Bashorun Gaa of sad memory was the head of ‘Oyomesi’, the legislative arm of the kingdom, but he was so extra-ordinarily powerful with supernatural powers of fetish. History has it that Gaa had the power to change from human-being to any wild animal of his choice.

Intoxicated with awesome power, Gaa was removing and installing kings at will. He would reel out orders side by side with the king and any king that wanted to assert his authority would be dealt with by Gaa’s Army.

There was a time a king in Oyo was said to have beheaded his father-in-law for the ‘mouth diarrhoea’ committed by his daughter, the wife of the tyrant king. Cashing in on the wrongdoing, Gaa, in conjunction with other kingmakers, forced the monarch to the evil forest to embark on the journey of no return. In order to appease Gaa, the new king thereafter gave his precious daughter in marriage to Gaa, but when Gaa was in need of an animal called ‘Agbonrin’ (deer) and he couldn’t’ find one on time, he ordered that the daughter of a king who bore the similar name, Agbonrin be slaughtered instead, and that climaxed his atrocities.

A petition in form of a plea was filed by Alaafin, the great king before the powerful Chief of Defence Staff (CDS) known as ‘Generalismo’ Aare Ona Kakanfo. There was a civil strife between the two powerful men, but Gaa caved in by decoy. He changed to an inanimate object in a bid to escape the wrath of the people he had traumatised.

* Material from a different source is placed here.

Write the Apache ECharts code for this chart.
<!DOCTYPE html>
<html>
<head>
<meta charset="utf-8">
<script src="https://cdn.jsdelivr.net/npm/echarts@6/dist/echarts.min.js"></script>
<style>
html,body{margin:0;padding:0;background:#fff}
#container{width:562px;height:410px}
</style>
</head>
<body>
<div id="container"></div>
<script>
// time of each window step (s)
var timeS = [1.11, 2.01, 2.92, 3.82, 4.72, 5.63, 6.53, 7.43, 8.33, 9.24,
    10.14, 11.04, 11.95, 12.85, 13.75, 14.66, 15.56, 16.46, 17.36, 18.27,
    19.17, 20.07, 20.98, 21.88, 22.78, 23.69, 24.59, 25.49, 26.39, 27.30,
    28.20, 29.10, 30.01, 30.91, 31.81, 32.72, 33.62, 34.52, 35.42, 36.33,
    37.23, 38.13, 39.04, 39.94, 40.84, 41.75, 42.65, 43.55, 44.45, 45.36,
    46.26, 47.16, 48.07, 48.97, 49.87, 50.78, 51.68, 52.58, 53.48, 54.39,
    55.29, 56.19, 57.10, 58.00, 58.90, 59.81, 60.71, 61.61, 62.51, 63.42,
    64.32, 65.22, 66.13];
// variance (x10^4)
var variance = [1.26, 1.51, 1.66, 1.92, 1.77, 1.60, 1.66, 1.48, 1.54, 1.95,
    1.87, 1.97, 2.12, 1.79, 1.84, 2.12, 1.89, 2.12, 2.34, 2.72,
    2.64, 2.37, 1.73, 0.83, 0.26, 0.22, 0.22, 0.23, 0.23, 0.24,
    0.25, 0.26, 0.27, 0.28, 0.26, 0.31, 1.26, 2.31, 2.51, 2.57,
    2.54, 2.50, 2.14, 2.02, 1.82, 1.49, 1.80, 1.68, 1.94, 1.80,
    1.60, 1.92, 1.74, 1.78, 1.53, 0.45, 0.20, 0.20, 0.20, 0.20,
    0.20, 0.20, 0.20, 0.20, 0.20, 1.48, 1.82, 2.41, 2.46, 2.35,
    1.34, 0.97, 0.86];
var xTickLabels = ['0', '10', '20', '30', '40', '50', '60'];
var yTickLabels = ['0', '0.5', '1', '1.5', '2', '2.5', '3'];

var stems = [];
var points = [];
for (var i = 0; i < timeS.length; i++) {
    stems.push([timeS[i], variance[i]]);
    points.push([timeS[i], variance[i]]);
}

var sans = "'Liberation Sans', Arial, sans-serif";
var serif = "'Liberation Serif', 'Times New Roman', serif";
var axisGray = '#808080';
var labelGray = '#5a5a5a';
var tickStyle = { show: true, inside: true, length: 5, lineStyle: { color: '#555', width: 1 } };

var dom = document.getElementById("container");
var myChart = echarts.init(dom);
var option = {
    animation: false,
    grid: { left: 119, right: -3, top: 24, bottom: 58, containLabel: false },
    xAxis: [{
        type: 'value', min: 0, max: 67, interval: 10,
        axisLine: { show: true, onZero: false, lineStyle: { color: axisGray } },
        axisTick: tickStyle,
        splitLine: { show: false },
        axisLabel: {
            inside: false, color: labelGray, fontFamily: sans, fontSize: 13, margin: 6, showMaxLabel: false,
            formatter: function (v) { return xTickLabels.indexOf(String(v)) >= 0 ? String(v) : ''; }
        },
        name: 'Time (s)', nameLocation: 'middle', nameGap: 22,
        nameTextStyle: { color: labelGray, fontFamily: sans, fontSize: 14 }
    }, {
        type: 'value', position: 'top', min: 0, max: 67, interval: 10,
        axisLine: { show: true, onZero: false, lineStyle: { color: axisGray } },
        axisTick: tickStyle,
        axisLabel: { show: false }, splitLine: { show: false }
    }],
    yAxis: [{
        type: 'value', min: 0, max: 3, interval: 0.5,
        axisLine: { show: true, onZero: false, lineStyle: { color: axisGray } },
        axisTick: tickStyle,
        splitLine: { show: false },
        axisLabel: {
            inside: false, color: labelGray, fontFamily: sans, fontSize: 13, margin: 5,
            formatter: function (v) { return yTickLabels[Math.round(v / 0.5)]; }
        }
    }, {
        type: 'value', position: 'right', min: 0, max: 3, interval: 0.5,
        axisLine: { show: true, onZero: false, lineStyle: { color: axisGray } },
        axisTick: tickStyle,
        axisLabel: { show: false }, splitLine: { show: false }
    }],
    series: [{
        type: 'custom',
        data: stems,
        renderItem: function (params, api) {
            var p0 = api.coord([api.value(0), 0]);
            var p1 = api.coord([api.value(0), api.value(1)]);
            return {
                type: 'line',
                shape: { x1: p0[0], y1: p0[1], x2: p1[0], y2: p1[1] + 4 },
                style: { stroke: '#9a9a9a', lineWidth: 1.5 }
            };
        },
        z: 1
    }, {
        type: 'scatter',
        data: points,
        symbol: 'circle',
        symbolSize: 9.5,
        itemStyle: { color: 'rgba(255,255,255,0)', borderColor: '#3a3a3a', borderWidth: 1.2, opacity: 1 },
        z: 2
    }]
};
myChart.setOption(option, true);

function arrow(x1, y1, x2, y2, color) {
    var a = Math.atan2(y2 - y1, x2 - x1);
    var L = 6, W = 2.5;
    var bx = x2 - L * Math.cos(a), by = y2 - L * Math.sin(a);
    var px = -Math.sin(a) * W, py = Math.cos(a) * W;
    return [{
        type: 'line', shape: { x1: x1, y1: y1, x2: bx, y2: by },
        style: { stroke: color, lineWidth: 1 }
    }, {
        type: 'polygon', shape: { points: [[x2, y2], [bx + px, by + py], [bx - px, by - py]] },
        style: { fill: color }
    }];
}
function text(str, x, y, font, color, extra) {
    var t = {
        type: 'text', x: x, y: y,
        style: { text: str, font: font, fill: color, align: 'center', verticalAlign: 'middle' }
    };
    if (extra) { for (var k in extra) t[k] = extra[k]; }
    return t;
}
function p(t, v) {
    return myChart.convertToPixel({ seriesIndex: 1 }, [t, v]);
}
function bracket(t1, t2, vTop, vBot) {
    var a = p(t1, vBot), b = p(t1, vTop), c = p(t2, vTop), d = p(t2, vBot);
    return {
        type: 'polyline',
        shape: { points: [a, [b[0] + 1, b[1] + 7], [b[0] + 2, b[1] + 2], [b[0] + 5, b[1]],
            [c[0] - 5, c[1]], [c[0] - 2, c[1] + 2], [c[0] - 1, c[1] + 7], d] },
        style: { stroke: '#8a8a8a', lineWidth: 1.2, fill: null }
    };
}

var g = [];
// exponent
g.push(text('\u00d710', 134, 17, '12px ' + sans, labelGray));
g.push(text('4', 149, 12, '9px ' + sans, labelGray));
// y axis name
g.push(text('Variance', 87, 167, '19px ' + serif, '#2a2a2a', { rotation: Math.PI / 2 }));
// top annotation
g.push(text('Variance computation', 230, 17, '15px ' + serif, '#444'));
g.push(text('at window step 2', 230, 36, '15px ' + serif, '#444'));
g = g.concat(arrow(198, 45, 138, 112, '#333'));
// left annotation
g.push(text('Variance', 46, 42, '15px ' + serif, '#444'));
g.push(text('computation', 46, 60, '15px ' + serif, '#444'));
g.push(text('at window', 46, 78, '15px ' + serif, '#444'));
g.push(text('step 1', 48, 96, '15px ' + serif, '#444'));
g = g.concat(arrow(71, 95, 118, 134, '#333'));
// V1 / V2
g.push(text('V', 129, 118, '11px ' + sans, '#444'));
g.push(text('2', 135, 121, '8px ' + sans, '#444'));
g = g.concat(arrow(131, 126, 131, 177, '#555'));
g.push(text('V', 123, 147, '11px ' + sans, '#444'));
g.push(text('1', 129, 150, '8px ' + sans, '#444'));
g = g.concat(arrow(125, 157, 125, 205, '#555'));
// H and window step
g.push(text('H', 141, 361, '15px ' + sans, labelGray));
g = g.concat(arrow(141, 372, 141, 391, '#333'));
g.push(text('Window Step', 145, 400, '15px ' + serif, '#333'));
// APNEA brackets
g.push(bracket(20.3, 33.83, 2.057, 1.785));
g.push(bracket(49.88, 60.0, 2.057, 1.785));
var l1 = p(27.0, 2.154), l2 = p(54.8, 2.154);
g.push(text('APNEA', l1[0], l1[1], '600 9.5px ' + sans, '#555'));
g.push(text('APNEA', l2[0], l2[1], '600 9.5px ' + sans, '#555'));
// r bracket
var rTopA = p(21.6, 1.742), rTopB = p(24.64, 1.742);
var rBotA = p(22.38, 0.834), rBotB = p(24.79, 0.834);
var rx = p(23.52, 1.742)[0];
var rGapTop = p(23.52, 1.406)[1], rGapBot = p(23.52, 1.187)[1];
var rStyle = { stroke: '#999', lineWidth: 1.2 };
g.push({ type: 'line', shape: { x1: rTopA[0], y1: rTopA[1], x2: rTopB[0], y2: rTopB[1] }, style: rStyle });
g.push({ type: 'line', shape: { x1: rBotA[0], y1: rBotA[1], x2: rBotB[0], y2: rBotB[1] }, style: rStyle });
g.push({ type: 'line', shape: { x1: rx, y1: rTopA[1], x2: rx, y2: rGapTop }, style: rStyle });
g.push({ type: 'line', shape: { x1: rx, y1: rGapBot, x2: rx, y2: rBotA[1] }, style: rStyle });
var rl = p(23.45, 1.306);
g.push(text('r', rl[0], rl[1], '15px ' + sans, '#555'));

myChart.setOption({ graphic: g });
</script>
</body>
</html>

Aare Onakankanfo through his mystical power, uncovered the decoy, reverted Gaa back to a human being and disarmed him completely. The Generalissimo handed Gaa back to Alaafin for appropriate sanction and the king who was still bitter about the misconduct and abuse of office and power of Gaa, recommended that Gaa be sentenced into instalmental killing.

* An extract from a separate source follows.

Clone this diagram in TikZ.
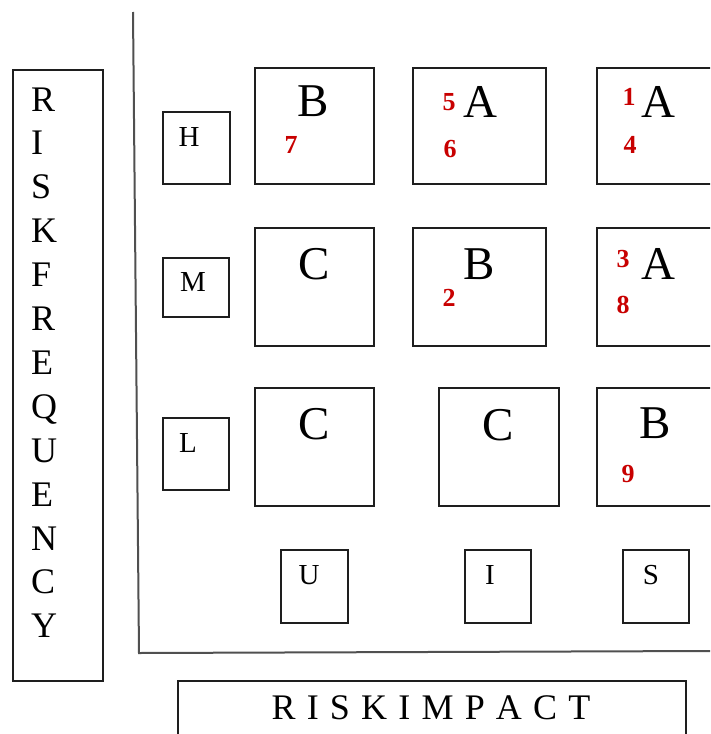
\documentclass[tikz,border=0pt]{standalone}
\usepackage{fontspec}
\setmainfont{Liberation Serif}
\definecolor{numred}{RGB}{200,0,0}
\definecolor{axisgray}{RGB}{80,80,80}
\definecolor{boxblack}{RGB}{30,30,30}
\newcommand{\lsp}{\hspace{11.2pt}}
\begin{document}
\begin{tikzpicture}[x=1pt,y=-1pt,
  box/.style={draw=boxblack, line width=1.5pt, inner sep=0pt, outer sep=0pt, rectangle},
  big/.style={font=\fontsize{47}{47}\selectfont, anchor=base, inner sep=0pt},
  small/.style={font=\fontsize{29}{29}\selectfont, anchor=base, inner sep=0pt},
  vert/.style={font=\fontsize{36}{36}\selectfont, anchor=base west, inner sep=0pt},
  num/.style={font=\fontsize{26}{26}\selectfont\bfseries, text=numred, anchor=base, inner sep=0pt},
  axisline/.style={draw=axisgray, line width=2pt}]
\useasboundingbox (0,0) rectangle (710,734);
\clip (0,0) rectangle (710,734);

% axes
\coordinate (axtop) at (133,12);
\coordinate (axorig) at (139,653);
\coordinate (axright) at (712,651);
\draw[axisline] (axtop) -- (axorig) -- (axright);

% left label box
\node[box, minimum width=90pt, minimum height=611pt] (freqbox) at (58,375.5) {};
\foreach \l [count=\i from 0] in {R,I,S,K,F,R,E,Q,U,E,N,C,Y}
  \node[vert] (f\i) at (31,111+43.9*\i) {\l};

% frequency boxes
\node[box, minimum width=67pt, minimum height=72pt] (hbox) at (196.5,148) {};
\node[box, minimum width=66pt, minimum height=59pt] (mbox) at (196,287.5) {};
\node[box, minimum width=66pt, minimum height=72pt] (lbox) at (196,454) {};
\node[small] (htext) at (189,146) {H};
\node[small] (mtext) at (193,291) {M};
\node[small] (ltext) at (188,452) {L};

% grid boxes
\node[box, minimum width=119pt, minimum height=116pt] (r1c1) at (314.5,126) {};
\node[box, minimum width=133pt, minimum height=116pt] (r1c2) at (479.5,126) {};
\node[box, minimum width=133pt, minimum height=116pt] (r1c3) at (663.5,126) {};
\node[box, minimum width=119pt, minimum height=118pt] (r2c1) at (314.5,287) {};
\node[box, minimum width=133pt, minimum height=118pt] (r2c2) at (479.5,287) {};
\node[box, minimum width=133pt, minimum height=118pt] (r2c3) at (663.5,287) {};
\node[box, minimum width=119pt, minimum height=118pt] (r3c1) at (314.5,447) {};
\node[box, minimum width=120pt, minimum height=118pt] (r3c2) at (499,447) {};
\node[box, minimum width=133pt, minimum height=118pt] (r3c3) at (663.5,447) {};

% grid letters
\node[big] (l11) at (313,116) {B};
\node[big] (l12) at (480,117) {A};
\node[big] (l13) at (658,117) {A};
\node[big] (l21) at (314,279) {C};
\node[big] (l22) at (479,279) {B};
\node[big] (l23) at (658,279) {A};
\node[big] (l31) at (314,439) {C};
\node[big] (l32) at (498,440) {C};
\node[big] (l33) at (655,438) {B};

% red numbers
\node[num] (n7) at (291,153) {7};
\node[num] (n5) at (449,110) {5};
\node[num] (n6) at (450,157) {6};
\node[num] (n1) at (629,105) {1};
\node[num] (n4) at (630,153) {4};
\node[num] (n2) at (449,306) {2};
\node[num] (n3) at (623,267) {3};
\node[num] (n8) at (623,313) {8};
\node[num] (n9) at (628,482) {9};

% impact boxes
\node[box, minimum width=67pt, minimum height=73pt] (ubox) at (314.5,586.5) {};
\node[box, minimum width=66pt, minimum height=73pt] (ibox) at (498,586.5) {};
\node[box, minimum width=66pt, minimum height=73pt] (sbox) at (656,586.5) {};
\node[small] (utext) at (309,584) {U};
\node[small] (itext) at (490,584) {I};
\node[small] (stext) at (651,584) {S};

% impact label box
\node[box, minimum width=508pt, minimum height=80pt] (impbox) at (432,721) {};
\node[font=\fontsize{36}{36}\selectfont, anchor=base, inner sep=0pt] (imptext) at (431,719)
  {R\lsp I\lsp S\lsp K\lsp I\lsp M\lsp P\lsp A\lsp C\lsp T};
\end{tikzpicture}
\end{document}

Contrary to established myth there is little evidence that Gaa’s fall came about through a popular rising of the supposedly oppressed masses across the empire. Finally coming against an Alaafin, Abiodun, who matched the increasingly aged Bashorun in wit, cunning and ruthlessness, Gaa fell to a well crafted and concealed conspiracy whose success rested on an alliance of the Royal princes with the provincial kings, subject to the capital, and who also provided the bulk of its military muscle.

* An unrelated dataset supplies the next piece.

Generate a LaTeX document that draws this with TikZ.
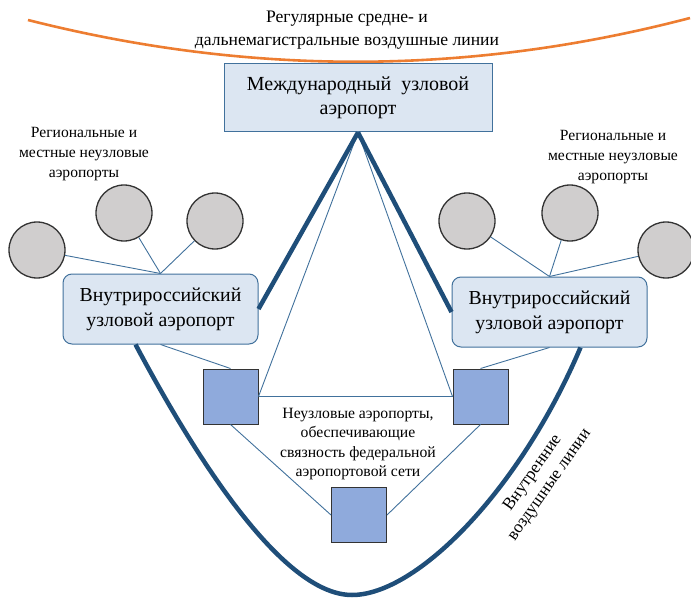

The uprising in Oyo itself would have failed had not the provincial chiefs led by Oyabi, the Aare ona kakanfo or head of the imperial army marched on the capital for the first time in Oyo’s history. Seeing that the officer class and imperial staff – the Eso where well represented in the capital as were many ordinary soldiers, it seems the need for outside intervention which in the end proved crucial to the royal party’s triumph would suggest a lack of real support for the royal cause within Oyo or significant support for the Bashorun.

Whatever the reason there is a broad consensus that the resistance by Gaa and his supporters in the City was ferocious and only put down after intense and savage fighting. Again the strength of the resistance against what were clearly overwhelming odds implies men fighting not just for their lives but for something they felt was worth laying them down for. Gaa’s family and supporters were slaughtered across the breath of the empire. The Bashorun himself was taken alive, tortured, publicly humiliated and burnt at the stake, the taunts of his royalist enemies ringing in his ears as he died.


With him died the old empire and the power of civil authority that had underpinned it. The Oyo mesi never recovered, the people were cowed into submission before the triumphant princes and provincial kings. The consequence of his defeat was a new unchallenged absolutism by the Alaafin and the princes together with the increasingly unchecked power of the provincial kings and army leaders with their increasingly loud demands of independence from Oyo. As the price for their support in crushing Gaa and the old order. The Alaafin had won but his victory would prove pyrrhic for the royal line.

The next time the imperial army would march on the capital, this time led by Afonja, the Kakanfo, who succeeded Oyabi; it would come not to support the king, but to claim his head. The revolution had begun
The new struggle was now one between the centre at Oyo and the newly emboldened provincial kings and army chiefs. It would end up tearing the empire apart and hurling the entire kingdom into a century of revolution and turmoil that would only end with the arrival of the British who tiring of the impact of the chaos on the unimpeded commerce their new industries in Lancashire demanded, imposed a peace on a region exhausted by endless struggle strife and conflict.